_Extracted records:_

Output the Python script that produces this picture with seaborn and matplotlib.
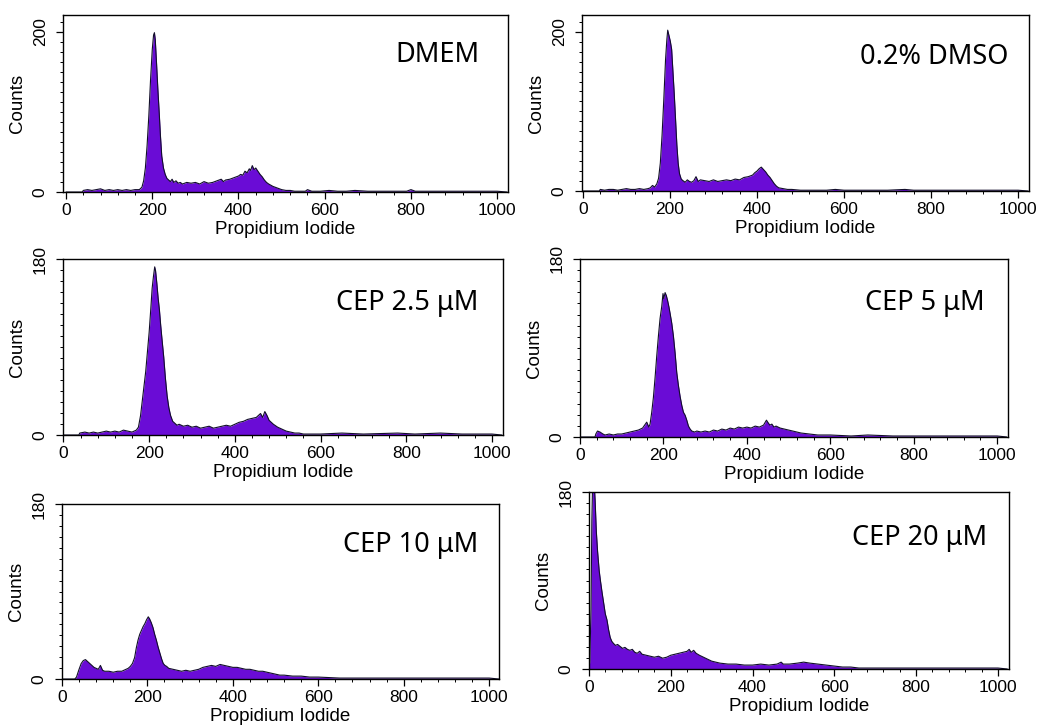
import matplotlib
matplotlib.use("Agg")
import matplotlib.pyplot as plt
from matplotlib.ticker import MultipleLocator, FixedLocator
import seaborn as sns

sns.set_theme(style="ticks")
plt.rcParams['font.family'] = ['Liberation Sans', 'DejaVu Sans']

# ------------------------------
# data (channel, counts)
# ------------------------------
dmem_x = [0, 38, 40, 50, 60, 70, 80, 90, 100, 110, 120, 130, 140, 150, 160, 170, 176, 180, 184, 188,
          192, 196, 200, 203, 205, 207, 210, 213, 216, 219, 222, 226, 230, 234, 238, 242, 246, 250, 255, 260,
          265, 270, 280, 290, 300, 310, 320, 330, 340, 350, 360, 365, 370, 380, 390, 400, 405, 410, 415, 420,
          425, 428, 432, 436, 440, 445, 450, 455, 460, 465, 470, 480, 490, 500, 510, 520, 530, 540, 555, 560,
          570, 590, 610, 630, 650, 670, 700, 730, 760, 790, 800, 810, 840, 870, 900, 930, 960, 990, 1000, 1023]
dmem_y = [0, 0, 2, 3, 2, 3, 4, 2, 3, 2, 3, 2, 3, 2, 3, 3, 6, 14, 30, 58,
          95, 140, 178, 196, 199, 190, 160, 128, 100, 70, 45, 30, 22, 17, 15, 13, 16, 12, 14, 11,
          12, 10, 12, 11, 12, 10, 13, 11, 12, 14, 16, 13, 15, 16, 18, 20, 22, 21, 26, 24,
          29, 27, 33, 28, 30, 26, 22, 19, 15, 12, 10, 7, 5, 3, 2, 2, 1, 1, 1, 3,
          1, 1, 2, 1, 1, 2, 1, 1, 1, 1, 3, 1, 1, 1, 1, 1, 1, 1, 1, 0]

dmso_x = [0, 38, 40, 50, 60, 70, 80, 90, 100, 110, 120, 130, 140, 150, 155, 160, 165, 170, 174, 178,
          182, 186, 190, 193, 195, 198, 201, 204, 207, 210, 213, 216, 219, 222, 226, 230, 235, 240, 245, 250,
          255, 260, 265, 270, 280, 290, 300, 310, 320, 330, 340, 350, 360, 370, 380, 390, 395, 400, 405, 410,
          415, 420, 425, 430, 435, 440, 445, 450, 460, 470, 480, 500, 520, 560, 580, 600, 650, 700, 740, 760,
          800, 850, 900, 950, 1000, 1023]
dmso_y = [0, 0, 2, 1, 2, 2, 1, 2, 3, 2, 2, 3, 2, 3, 4, 7, 5, 9, 16, 35,
          70, 115, 165, 190, 202, 195, 188, 178, 150, 122, 90, 58, 35, 22, 15, 13, 11, 14, 12, 11,
          13, 18, 12, 14, 13, 12, 14, 12, 13, 14, 13, 15, 14, 17, 18, 20, 23, 25, 28, 30,
          27, 24, 20, 17, 13, 9, 6, 4, 3, 2, 2, 1, 1, 1, 2, 1, 1, 1, 2, 1,
          1, 1, 1, 1, 1, 0]

cep25_x = [0, 36, 38, 50, 60, 70, 80, 90, 100, 110, 120, 130, 140, 150, 160, 170, 175, 180, 184, 188,
           192, 196, 200, 204, 207, 210, 213, 215, 218, 221, 224, 227, 230, 234, 238, 242, 246, 250, 255, 260,
           265, 270, 280, 290, 300, 310, 320, 330, 340, 350, 360, 370, 380, 390, 400, 410, 420, 430, 440, 450,
           455, 460, 465, 470, 475, 480, 490, 500, 510, 520, 530, 540, 550, 560, 600, 650, 700, 780, 820, 880,
           930, 1000, 1023]
cep25_y = [0, 0, 2, 3, 2, 3, 2, 3, 4, 3, 4, 3, 5, 4, 3, 5, 8, 20, 35, 50,
           65, 85, 105, 130, 150, 162, 172, 168, 155, 140, 128, 112, 98, 80, 58, 40, 28, 20, 14, 12,
           10, 11, 9, 10, 8, 9, 7, 8, 9, 7, 8, 9, 10, 9, 11, 13, 14, 16, 17, 18,
           20, 22, 18, 24, 20, 15, 11, 8, 6, 4, 3, 2, 2, 1, 1, 2, 1, 2, 1, 2,
           1, 1, 0]

cep5_x = [0, 36, 38, 42, 48, 55, 60, 70, 80, 90, 100, 110, 120, 130, 140, 150, 155, 160, 165, 168,
          172, 176, 180, 184, 188, 192, 196, 199, 201, 204, 207, 210, 213, 216, 220, 224, 228, 232, 236, 240,
          244, 248, 252, 256, 260, 264, 268, 275, 280, 290, 300, 310, 320, 330, 340, 350, 360, 370, 380, 390,
          400, 410, 420, 430, 440, 447, 450, 455, 460, 465, 470, 480, 490, 500, 510, 520, 530, 550, 570, 600,
          650, 690, 750, 800, 900, 920, 1000, 1023]
cep5_y = [0, 0, 3, 6, 5, 3, 2, 3, 2, 3, 3, 4, 5, 6, 7, 9, 12, 15, 10, 13,
          25, 40, 60, 82, 102, 120, 132, 145, 140, 146, 143, 138, 132, 125, 115, 102, 85, 65, 52, 41,
          32, 25, 22, 17, 11, 8, 6, 5, 6, 5, 6, 5, 7, 6, 8, 7, 9, 8, 10, 9,
          10, 9, 11, 10, 12, 17, 15, 12, 13, 10, 11, 9, 8, 7, 6, 5, 4, 3, 2, 2,
          1, 2, 1, 1, 1, 1, 1, 0]

cep10_x = [0, 30, 34, 40, 45, 50, 55, 60, 65, 70, 75, 80, 85, 90, 95, 100, 110, 120, 130, 140,
           150, 155, 160, 165, 170, 174, 178, 182, 186, 190, 194, 198, 202, 205, 209, 213, 217, 221, 225, 229,
           233, 237, 241, 245, 250, 260, 270, 280, 290, 300, 310, 320, 330, 340, 350, 360, 370, 380, 390, 400,
           410, 420, 430, 440, 450, 460, 470, 480, 490, 500, 510, 520, 540, 560, 580, 600, 650, 700, 800, 1000,
           1023]
cep10_y = [0, 0, 2, 10, 16, 19, 20, 18, 16, 14, 12, 11, 10, 14, 9, 8, 8, 7, 8, 8,
           10, 11, 13, 16, 22, 32, 40, 46, 50, 54, 57, 61, 64, 62, 58, 53, 46, 40, 33, 27,
           21, 16, 14, 13, 11, 10, 9, 8, 9, 8, 9, 10, 12, 13, 14, 13, 15, 14, 13, 12,
           12, 11, 10, 10, 9, 8, 8, 7, 6, 5, 4, 4, 3, 3, 2, 2, 1, 1, 1, 1,
           0]

cep20_x = [0, 2, 5, 7, 9, 12, 15, 18, 21, 25, 28, 32, 36, 40, 44, 48, 52, 56, 60, 65,
           70, 76, 82, 88, 94, 100, 106, 112, 118, 124, 130, 140, 150, 160, 170, 180, 190, 200, 210, 220,
           230, 240, 245, 250, 256, 262, 270, 280, 290, 300, 310, 320, 340, 360, 380, 400, 420, 440, 460, 470,
           475, 490, 510, 525, 540, 560, 580, 600, 620, 640, 660, 700, 800, 1000, 1023]
cep20_y = [0, 8, 60, 150, 190, 195, 172, 140, 120, 100, 90, 78, 67, 56, 50, 40, 32, 28, 26, 24,
           25, 23, 21, 22, 20, 19, 20, 17, 16, 18, 15, 14, 13, 12, 13, 11, 12, 14, 15, 16,
           17, 18, 20, 17, 19, 16, 14, 12, 10, 8, 7, 6, 5, 5, 4, 4, 5, 4, 5, 7,
           5, 5, 6, 7, 6, 5, 4, 3, 2, 2, 1, 1, 1, 1, 0]

labels = ["DMEM", "0.2% DMSO", "CEP 2.5 μM", "CEP 5 μM", "CEP 10 μM", "CEP 20 μM"]
y_top_tick = [200, 200, 180, 180, 180, 180]
series = [(dmem_x, dmem_y), (dmso_x, dmso_y), (cep25_x, cep25_y),
          (cep5_x, cep5_y), (cep10_x, cep10_y), (cep20_x, cep20_y)]

# ------------------------------
# layout of the six panels (figure fractions) and axis limits
# ------------------------------
rects = [[0.0603, 0.7355, 0.4258, 0.2438],
         [0.5569, 0.7369, 0.4278, 0.2424],
         [0.0603, 0.4008, 0.4211, 0.2424],
         [0.5550, 0.3981, 0.4096, 0.2452],
         [0.0593, 0.0647, 0.4182, 0.2410],
         [0.5636, 0.0785, 0.4019, 0.2438]]
xlims = [(-7, 1025), (-2, 1025), (-1, 1026), (0, 1026), (0, 1023), (0, 1027)]
ylims = [221, 221, 180, 180, 180, 180]
text_pos = [(0.937, 0.774), (0.953, 0.761), (0.943, 0.75),
            (0.946, 0.753), (0.952, 0.766), (0.948, 0.74)]

fill_color = "#6a0cd6"
edge_color = "#120e2a"

fig = plt.figure(figsize=(10.45, 7.26), dpi=100)
fig.patch.set_facecolor("white")

for i, (xs, ys) in enumerate(series):
    ax = fig.add_axes(rects[i])
    ax.set_facecolor("white")
    ax.fill_between(xs, ys, 0, color=fill_color, linewidth=0)
    sns.lineplot(x=xs, y=ys, ax=ax, color=edge_color, linewidth=0.8, sort=False,
                 estimator=None)
    ax.set_xlim(*xlims[i])
    ax.set_ylim(0, ylims[i])

    ax.xaxis.set_major_locator(FixedLocator([0, 200, 400, 600, 800, 1000]))
    ax.xaxis.set_minor_locator(MultipleLocator(40))
    ax.yaxis.set_major_locator(FixedLocator([0, y_top_tick[i]]))
    ax.yaxis.set_minor_locator(MultipleLocator(y_top_tick[i] / 16))
    ax.tick_params(axis='both', which='major', direction='out', length=5, width=0.9,
                   color='black', labelsize=12.5, labelcolor='black')
    ax.tick_params(axis='both', which='minor', direction='out', length=2.5, width=0.7,
                   color='black')
    ax.tick_params(axis='x', pad=3)
    ax.tick_params(axis='y', pad=6)
    for lab in ax.get_yticklabels():
        lab.set_rotation(90)
        lab.set_va('center')

    for side in ['top', 'right', 'left', 'bottom']:
        ax.spines[side].set_visible(True)
        ax.spines[side].set_color('black')
        ax.spines[side].set_linewidth(1.0)

    ax.set_xlabel("Propidium Iodide", fontsize=13.5, labelpad=2, color='black')
    ax.set_ylabel("Counts", fontsize=13.5, labelpad=5, color='black')

    ax.text(text_pos[i][0], text_pos[i][1], labels[i], transform=ax.transAxes,
            ha='right', va='center', fontsize=19.5, family=['Noto Sans', 'DejaVu Sans'],
            color='black')

fig.savefig("out.png", dpi=100, facecolor="white")
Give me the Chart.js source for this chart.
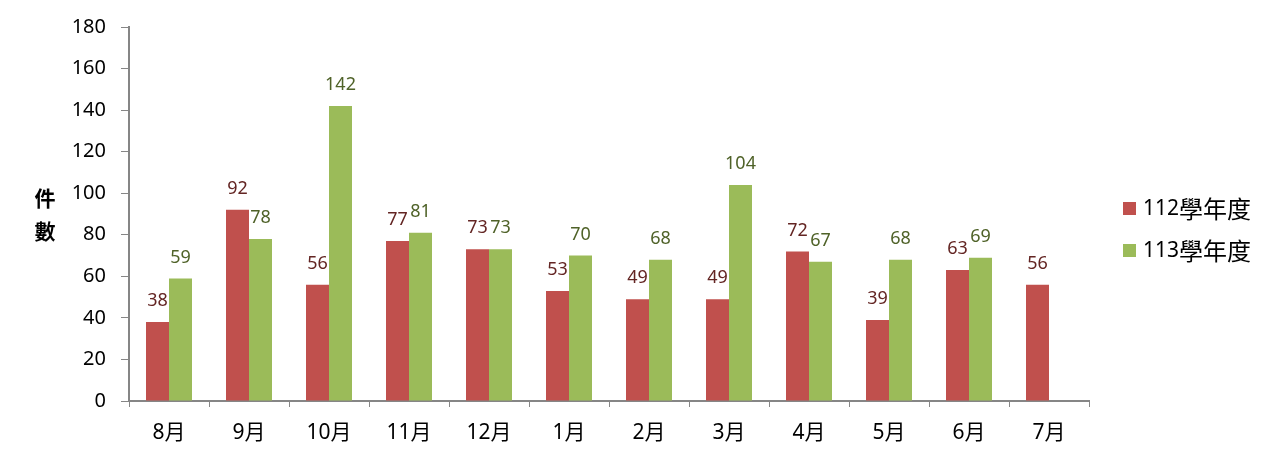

_GOAL:_
Return, please, the exact lines from the beginning of the entries above through the line containing "1, 1, 1, 1, 1, 1, 0]", both included; pictures are left out.

_TASK RESULT:_
Output the Python script that produces this picture with seaborn and matplotlib.
import matplotlib
matplotlib.use("Agg")
import matplotlib.pyplot as plt
from matplotlib.ticker import MultipleLocator, FixedLocator
import seaborn as sns

sns.set_theme(style="ticks")
plt.rcParams['font.family'] = ['Liberation Sans', 'DejaVu Sans']

# ------------------------------
# data (channel, counts)
# ------------------------------
dmem_x = [0, 38, 40, 50, 60, 70, 80, 90, 100, 110, 120, 130, 140, 150, 160, 170, 176, 180, 184, 188,
          192, 196, 200, 203, 205, 207, 210, 213, 216, 219, 222, 226, 230, 234, 238, 242, 246, 250, 255, 260,
          265, 270, 280, 290, 300, 310, 320, 330, 340, 350, 360, 365, 370, 380, 390, 400, 405, 410, 415, 420,
          425, 428, 432, 436, 440, 445, 450, 455, 460, 465, 470, 480, 490, 500, 510, 520, 530, 540, 555, 560,
          570, 590, 610, 630, 650, 670, 700, 730, 760, 790, 800, 810, 840, 870, 900, 930, 960, 990, 1000, 1023]
dmem_y = [0, 0, 2, 3, 2, 3, 4, 2, 3, 2, 3, 2, 3, 2, 3, 3, 6, 14, 30, 58,
          95, 140, 178, 196, 199, 190, 160, 128, 100, 70, 45, 30, 22, 17, 15, 13, 16, 12, 14, 11,
          12, 10, 12, 11, 12, 10, 13, 11, 12, 14, 16, 13, 15, 16, 18, 20, 22, 21, 26, 24,
          29, 27, 33, 28, 30, 26, 22, 19, 15, 12, 10, 7, 5, 3, 2, 2, 1, 1, 1, 3,
          1, 1, 2, 1, 1, 2, 1, 1, 1, 1, 3, 1, 1, 1, 1, 1, 1, 1, 1, 0]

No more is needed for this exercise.